MATERIAL PROVIDED:

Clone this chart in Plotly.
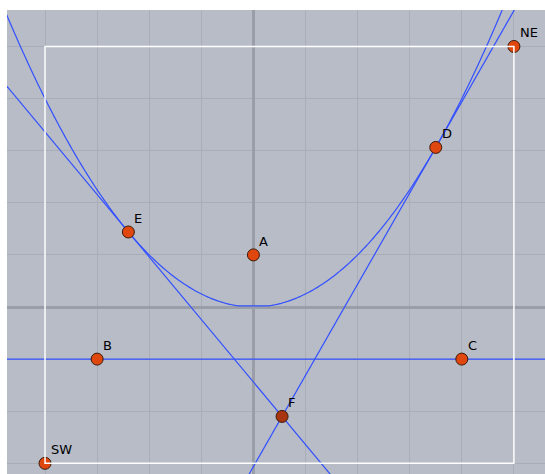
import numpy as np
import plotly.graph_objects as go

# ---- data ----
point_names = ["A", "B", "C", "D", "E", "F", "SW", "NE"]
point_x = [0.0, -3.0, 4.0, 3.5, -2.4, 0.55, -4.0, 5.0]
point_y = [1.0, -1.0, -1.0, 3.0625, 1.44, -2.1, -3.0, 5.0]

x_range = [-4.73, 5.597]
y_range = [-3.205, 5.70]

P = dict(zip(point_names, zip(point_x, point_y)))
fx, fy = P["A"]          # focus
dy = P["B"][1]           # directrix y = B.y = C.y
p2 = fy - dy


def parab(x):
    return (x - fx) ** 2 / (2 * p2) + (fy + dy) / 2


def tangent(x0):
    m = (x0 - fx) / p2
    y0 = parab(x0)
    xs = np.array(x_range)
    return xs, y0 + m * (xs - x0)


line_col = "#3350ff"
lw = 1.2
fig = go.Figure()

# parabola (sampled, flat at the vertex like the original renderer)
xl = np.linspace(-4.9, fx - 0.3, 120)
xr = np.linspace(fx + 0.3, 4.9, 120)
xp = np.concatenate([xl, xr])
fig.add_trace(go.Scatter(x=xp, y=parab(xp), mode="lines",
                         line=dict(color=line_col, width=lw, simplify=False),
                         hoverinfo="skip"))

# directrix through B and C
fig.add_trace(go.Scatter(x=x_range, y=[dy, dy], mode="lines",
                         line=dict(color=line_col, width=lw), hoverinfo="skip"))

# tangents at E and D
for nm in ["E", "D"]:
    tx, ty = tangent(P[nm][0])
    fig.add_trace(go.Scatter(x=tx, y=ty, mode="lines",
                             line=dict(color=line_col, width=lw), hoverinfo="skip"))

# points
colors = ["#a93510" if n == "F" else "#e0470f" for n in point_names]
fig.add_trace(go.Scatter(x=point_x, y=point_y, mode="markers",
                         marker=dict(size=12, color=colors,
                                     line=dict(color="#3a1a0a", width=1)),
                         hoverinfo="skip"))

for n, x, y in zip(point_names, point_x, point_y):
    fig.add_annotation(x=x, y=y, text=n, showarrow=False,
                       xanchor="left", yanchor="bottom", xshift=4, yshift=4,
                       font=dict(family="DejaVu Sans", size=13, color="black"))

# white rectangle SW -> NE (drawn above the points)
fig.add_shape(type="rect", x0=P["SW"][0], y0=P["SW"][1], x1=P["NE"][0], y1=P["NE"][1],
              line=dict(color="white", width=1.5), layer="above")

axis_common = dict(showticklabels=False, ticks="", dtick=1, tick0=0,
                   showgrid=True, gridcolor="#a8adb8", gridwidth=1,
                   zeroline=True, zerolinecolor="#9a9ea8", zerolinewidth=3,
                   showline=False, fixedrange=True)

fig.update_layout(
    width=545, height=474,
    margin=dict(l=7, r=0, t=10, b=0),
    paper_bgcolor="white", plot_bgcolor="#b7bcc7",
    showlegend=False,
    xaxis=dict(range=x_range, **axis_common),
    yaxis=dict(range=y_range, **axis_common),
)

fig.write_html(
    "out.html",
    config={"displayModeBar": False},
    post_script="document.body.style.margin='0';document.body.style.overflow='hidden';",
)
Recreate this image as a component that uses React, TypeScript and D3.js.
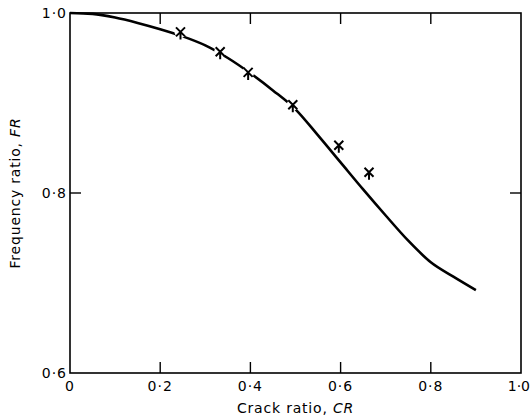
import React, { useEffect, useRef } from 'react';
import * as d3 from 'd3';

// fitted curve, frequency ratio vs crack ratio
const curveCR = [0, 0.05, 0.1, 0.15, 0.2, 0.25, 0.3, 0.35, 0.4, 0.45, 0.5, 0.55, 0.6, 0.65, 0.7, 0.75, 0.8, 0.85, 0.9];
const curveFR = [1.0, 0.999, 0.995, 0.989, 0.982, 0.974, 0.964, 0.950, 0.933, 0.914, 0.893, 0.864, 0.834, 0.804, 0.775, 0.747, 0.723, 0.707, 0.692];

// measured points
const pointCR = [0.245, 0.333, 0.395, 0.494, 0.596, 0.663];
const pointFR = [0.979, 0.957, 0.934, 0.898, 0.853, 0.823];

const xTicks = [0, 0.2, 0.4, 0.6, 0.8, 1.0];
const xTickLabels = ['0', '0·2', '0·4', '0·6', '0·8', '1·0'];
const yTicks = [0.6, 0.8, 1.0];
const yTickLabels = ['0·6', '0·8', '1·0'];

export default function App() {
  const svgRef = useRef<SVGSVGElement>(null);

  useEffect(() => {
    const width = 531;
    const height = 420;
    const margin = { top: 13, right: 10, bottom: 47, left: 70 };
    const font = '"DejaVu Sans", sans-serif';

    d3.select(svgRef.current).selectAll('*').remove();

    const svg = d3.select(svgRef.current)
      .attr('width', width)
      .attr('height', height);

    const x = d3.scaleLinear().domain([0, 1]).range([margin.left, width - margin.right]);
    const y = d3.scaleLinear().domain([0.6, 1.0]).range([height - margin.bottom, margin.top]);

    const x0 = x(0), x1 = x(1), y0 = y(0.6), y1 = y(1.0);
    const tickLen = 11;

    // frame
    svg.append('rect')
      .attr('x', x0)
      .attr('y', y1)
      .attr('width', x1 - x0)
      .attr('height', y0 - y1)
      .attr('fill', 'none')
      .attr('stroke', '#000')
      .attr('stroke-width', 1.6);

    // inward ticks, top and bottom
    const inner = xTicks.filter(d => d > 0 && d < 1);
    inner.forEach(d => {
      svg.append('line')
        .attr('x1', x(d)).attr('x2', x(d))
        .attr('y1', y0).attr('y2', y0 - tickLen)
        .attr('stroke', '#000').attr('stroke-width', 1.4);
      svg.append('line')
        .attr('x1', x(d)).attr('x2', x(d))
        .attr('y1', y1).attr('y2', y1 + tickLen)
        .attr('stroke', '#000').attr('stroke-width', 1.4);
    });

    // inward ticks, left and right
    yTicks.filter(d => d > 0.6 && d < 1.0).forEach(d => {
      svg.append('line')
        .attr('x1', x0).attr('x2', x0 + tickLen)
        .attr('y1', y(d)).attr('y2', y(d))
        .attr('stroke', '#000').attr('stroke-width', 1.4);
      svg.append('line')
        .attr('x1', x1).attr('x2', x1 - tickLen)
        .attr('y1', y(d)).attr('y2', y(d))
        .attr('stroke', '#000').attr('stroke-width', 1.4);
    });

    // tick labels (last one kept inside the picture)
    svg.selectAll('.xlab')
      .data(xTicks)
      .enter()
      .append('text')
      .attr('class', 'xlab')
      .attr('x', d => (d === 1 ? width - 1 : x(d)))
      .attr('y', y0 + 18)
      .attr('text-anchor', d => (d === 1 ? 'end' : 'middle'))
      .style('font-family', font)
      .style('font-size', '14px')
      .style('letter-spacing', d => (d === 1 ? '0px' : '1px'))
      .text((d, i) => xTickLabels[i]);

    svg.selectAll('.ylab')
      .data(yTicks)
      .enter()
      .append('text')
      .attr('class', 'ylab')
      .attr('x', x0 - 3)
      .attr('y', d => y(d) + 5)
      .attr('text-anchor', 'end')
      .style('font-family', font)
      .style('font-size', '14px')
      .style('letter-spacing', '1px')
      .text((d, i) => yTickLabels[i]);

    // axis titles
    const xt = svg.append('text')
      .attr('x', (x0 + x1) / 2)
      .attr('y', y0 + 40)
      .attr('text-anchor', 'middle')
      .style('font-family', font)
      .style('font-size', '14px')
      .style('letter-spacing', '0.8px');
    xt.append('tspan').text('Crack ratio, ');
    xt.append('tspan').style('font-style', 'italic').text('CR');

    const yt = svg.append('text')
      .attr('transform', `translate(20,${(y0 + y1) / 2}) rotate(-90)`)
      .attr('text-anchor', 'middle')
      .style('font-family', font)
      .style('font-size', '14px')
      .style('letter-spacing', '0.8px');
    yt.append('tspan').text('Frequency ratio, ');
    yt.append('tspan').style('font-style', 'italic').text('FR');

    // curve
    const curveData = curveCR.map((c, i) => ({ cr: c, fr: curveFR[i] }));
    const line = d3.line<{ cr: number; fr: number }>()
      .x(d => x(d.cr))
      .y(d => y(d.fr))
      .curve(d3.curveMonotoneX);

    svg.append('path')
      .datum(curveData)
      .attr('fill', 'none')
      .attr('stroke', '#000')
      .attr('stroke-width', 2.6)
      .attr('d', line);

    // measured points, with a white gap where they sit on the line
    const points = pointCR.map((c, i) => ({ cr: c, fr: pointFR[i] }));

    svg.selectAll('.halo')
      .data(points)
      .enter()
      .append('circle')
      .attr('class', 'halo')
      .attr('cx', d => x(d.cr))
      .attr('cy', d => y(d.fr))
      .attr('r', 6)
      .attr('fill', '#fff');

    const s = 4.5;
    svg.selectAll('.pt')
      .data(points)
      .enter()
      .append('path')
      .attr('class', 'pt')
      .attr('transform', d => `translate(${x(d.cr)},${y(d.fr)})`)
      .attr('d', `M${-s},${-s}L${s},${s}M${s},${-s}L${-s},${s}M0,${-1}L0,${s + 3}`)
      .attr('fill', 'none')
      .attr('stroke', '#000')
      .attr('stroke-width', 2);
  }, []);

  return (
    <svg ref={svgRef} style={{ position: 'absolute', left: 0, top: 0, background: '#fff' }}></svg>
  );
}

CHALLENGE: From the top of the listing above, repeat each line exactly until you reach the line containing "return (x - fx)", and repeat that one too. Leave the pictures out.

FULL SOLUTION:
Clone this chart in Plotly.
import numpy as np
import plotly.graph_objects as go

# ---- data ----
point_names = ["A", "B", "C", "D", "E", "F", "SW", "NE"]
point_x = [0.0, -3.0, 4.0, 3.5, -2.4, 0.55, -4.0, 5.0]
point_y = [1.0, -1.0, -1.0, 3.0625, 1.44, -2.1, -3.0, 5.0]

x_range = [-4.73, 5.597]
y_range = [-3.205, 5.70]

P = dict(zip(point_names, zip(point_x, point_y)))
fx, fy = P["A"]          # focus
dy = P["B"][1]           # directrix y = B.y = C.y
p2 = fy - dy


def parab(x):
    return (x - fx) ** 2 / (2 * p2) + (fy + dy) / 2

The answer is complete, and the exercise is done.